- Aim
Reproduce the records below in full and exactly, without their images.

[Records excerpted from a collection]
↓↓↓
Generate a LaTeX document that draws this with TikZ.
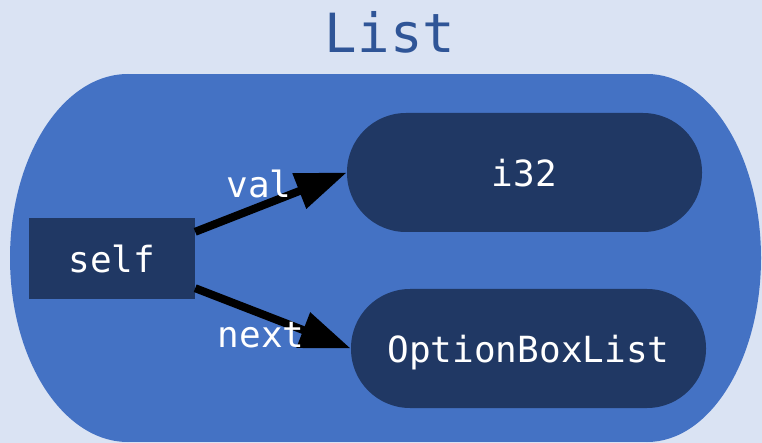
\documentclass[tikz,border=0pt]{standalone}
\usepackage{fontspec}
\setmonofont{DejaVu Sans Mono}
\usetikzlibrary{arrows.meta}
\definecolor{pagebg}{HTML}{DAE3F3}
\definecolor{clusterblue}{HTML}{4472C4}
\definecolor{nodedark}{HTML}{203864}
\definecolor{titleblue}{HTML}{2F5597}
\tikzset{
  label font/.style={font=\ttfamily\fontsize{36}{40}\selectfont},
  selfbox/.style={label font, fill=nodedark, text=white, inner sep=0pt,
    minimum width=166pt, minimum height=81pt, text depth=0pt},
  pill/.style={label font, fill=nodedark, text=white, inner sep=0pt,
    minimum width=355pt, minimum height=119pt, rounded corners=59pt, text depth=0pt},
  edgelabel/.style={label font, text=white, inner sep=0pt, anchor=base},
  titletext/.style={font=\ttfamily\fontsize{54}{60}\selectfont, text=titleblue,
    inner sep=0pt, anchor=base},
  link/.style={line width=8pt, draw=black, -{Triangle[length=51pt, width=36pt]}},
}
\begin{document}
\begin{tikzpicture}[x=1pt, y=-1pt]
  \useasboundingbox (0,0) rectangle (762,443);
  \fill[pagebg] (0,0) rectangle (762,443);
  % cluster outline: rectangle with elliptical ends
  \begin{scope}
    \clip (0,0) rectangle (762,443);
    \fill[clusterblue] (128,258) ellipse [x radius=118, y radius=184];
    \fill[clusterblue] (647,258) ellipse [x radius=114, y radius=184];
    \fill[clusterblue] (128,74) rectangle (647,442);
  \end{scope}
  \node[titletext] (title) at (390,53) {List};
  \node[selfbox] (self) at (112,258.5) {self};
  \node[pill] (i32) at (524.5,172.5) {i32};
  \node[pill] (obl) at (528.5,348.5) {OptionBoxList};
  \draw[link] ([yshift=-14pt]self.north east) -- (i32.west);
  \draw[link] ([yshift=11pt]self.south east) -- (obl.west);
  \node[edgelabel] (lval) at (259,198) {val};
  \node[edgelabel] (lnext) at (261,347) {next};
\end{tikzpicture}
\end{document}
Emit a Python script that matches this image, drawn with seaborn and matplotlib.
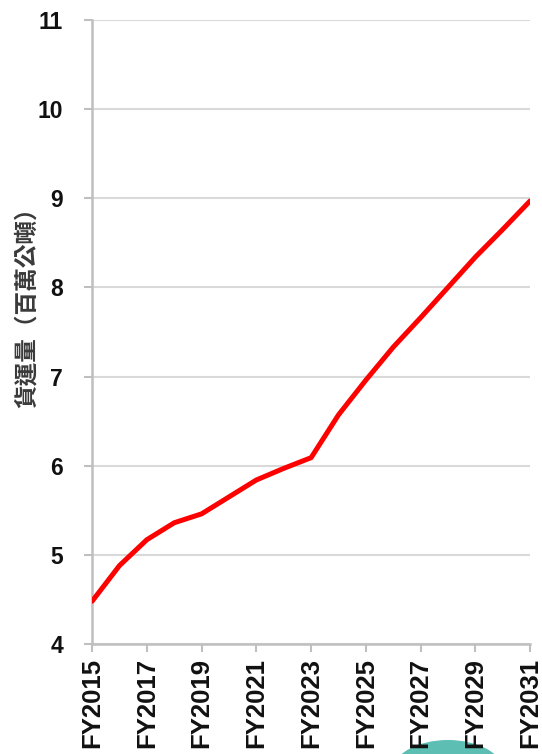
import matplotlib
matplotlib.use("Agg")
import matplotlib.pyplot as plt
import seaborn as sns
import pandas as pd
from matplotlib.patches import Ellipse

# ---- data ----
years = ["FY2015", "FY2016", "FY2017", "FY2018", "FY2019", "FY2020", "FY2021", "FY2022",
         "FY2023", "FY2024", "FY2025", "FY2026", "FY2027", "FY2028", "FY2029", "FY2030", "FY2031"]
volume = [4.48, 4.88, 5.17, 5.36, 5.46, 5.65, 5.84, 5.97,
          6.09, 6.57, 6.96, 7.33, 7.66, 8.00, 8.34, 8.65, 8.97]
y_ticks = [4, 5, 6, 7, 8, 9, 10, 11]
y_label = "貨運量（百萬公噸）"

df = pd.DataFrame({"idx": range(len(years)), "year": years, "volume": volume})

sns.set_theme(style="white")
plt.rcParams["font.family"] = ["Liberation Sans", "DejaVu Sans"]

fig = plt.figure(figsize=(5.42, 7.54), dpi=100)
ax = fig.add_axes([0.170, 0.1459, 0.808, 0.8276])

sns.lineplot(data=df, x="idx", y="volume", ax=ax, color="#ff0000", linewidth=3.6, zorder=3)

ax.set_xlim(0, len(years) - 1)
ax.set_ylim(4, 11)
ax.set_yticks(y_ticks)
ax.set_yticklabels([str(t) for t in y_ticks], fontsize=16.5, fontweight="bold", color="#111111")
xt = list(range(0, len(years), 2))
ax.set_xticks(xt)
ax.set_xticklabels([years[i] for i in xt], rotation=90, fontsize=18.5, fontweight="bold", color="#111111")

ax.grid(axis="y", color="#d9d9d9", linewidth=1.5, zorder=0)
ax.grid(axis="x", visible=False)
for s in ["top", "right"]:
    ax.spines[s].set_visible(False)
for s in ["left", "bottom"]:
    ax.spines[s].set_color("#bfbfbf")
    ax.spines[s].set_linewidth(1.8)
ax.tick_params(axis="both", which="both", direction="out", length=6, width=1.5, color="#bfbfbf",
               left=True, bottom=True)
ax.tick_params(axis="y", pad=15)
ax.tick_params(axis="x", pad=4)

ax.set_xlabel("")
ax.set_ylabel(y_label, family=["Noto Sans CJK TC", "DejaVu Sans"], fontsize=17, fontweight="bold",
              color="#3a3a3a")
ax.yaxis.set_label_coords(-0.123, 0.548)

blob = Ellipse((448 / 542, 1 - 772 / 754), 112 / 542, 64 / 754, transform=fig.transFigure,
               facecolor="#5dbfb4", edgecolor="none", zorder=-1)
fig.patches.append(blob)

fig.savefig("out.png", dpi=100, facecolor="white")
↑↑↑
- Exercise output
Generate a LaTeX document that draws this with TikZ.
\documentclass[tikz,border=0pt]{standalone}
\usepackage{fontspec}
\setmonofont{DejaVu Sans Mono}
\usetikzlibrary{arrows.meta}
\definecolor{pagebg}{HTML}{DAE3F3}
\definecolor{clusterblue}{HTML}{4472C4}
\definecolor{nodedark}{HTML}{203864}
\definecolor{titleblue}{HTML}{2F5597}
\tikzset{
  label font/.style={font=\ttfamily\fontsize{36}{40}\selectfont},
  selfbox/.style={label font, fill=nodedark, text=white, inner sep=0pt,
    minimum width=166pt, minimum height=81pt, text depth=0pt},
  pill/.style={label font, fill=nodedark, text=white, inner sep=0pt,
    minimum width=355pt, minimum height=119pt, rounded corners=59pt, text depth=0pt},
  edgelabel/.style={label font, text=white, inner sep=0pt, anchor=base},
  titletext/.style={font=\ttfamily\fontsize{54}{60}\selectfont, text=titleblue,
    inner sep=0pt, anchor=base},
  link/.style={line width=8pt, draw=black, -{Triangle[length=51pt, width=36pt]}},
}
\begin{document}
\begin{tikzpicture}[x=1pt, y=-1pt]
  \useasboundingbox (0,0) rectangle (762,443);
  \fill[pagebg] (0,0) rectangle (762,443);
  % cluster outline: rectangle with elliptical ends
  \begin{scope}
    \clip (0,0) rectangle (762,443);
    \fill[clusterblue] (128,258) ellipse [x radius=118, y radius=184];
    \fill[clusterblue] (647,258) ellipse [x radius=114, y radius=184];
    \fill[clusterblue] (128,74) rectangle (647,442);
  \end{scope}
  \node[titletext] (title) at (390,53) {List};
  \node[selfbox] (self) at (112,258.5) {self};
  \node[pill] (i32) at (524.5,172.5) {i32};
  \node[pill] (obl) at (528.5,348.5) {OptionBoxList};
  \draw[link] ([yshift=-14pt]self.north east) -- (i32.west);
  \draw[link] ([yshift=11pt]self.south east) -- (obl.west);
  \node[edgelabel] (lval) at (259,198) {val};
  \node[edgelabel] (lnext) at (261,347) {next};
\end{tikzpicture}
\end{document}
Emit a Python script that matches this image, drawn with seaborn and matplotlib.
import matplotlib
matplotlib.use("Agg")
import matplotlib.pyplot as plt
import seaborn as sns
import pandas as pd
from matplotlib.patches import Ellipse

# ---- data ----
years = ["FY2015", "FY2016", "FY2017", "FY2018", "FY2019", "FY2020", "FY2021", "FY2022",
         "FY2023", "FY2024", "FY2025", "FY2026", "FY2027", "FY2028", "FY2029", "FY2030", "FY2031"]
volume = [4.48, 4.88, 5.17, 5.36, 5.46, 5.65, 5.84, 5.97,
          6.09, 6.57, 6.96, 7.33, 7.66, 8.00, 8.34, 8.65, 8.97]
y_ticks = [4, 5, 6, 7, 8, 9, 10, 11]
y_label = "貨運量（百萬公噸）"

df = pd.DataFrame({"idx": range(len(years)), "year": years, "volume": volume})

sns.set_theme(style="white")
plt.rcParams["font.family"] = ["Liberation Sans", "DejaVu Sans"]

fig = plt.figure(figsize=(5.42, 7.54), dpi=100)
ax = fig.add_axes([0.170, 0.1459, 0.808, 0.8276])

sns.lineplot(data=df, x="idx", y="volume", ax=ax, color="#ff0000", linewidth=3.6, zorder=3)

ax.set_xlim(0, len(years) - 1)
ax.set_ylim(4, 11)
ax.set_yticks(y_ticks)
ax.set_yticklabels([str(t) for t in y_ticks], fontsize=16.5, fontweight="bold", color="#111111")
xt = list(range(0, len(years), 2))
ax.set_xticks(xt)
ax.set_xticklabels([years[i] for i in xt], rotation=90, fontsize=18.5, fontweight="bold", color="#111111")

ax.grid(axis="y", color="#d9d9d9", linewidth=1.5, zorder=0)
ax.grid(axis="x", visible=False)
for s in ["top", "right"]:
    ax.spines[s].set_visible(False)
for s in ["left", "bottom"]:
    ax.spines[s].set_color("#bfbfbf")
    ax.spines[s].set_linewidth(1.8)
ax.tick_params(axis="both", which="both", direction="out", length=6, width=1.5, color="#bfbfbf",
               left=True, bottom=True)
ax.tick_params(axis="y", pad=15)
ax.tick_params(axis="x", pad=4)

ax.set_xlabel("")
ax.set_ylabel(y_label, family=["Noto Sans CJK TC", "DejaVu Sans"], fontsize=17, fontweight="bold",
              color="#3a3a3a")
ax.yaxis.set_label_coords(-0.123, 0.548)

blob = Ellipse((448 / 542, 1 - 772 / 754), 112 / 542, 64 / 754, transform=fig.transFigure,
               facecolor="#5dbfb4", edgecolor="none", zorder=-1)
fig.patches.append(blob)

fig.savefig("out.png", dpi=100, facecolor="white")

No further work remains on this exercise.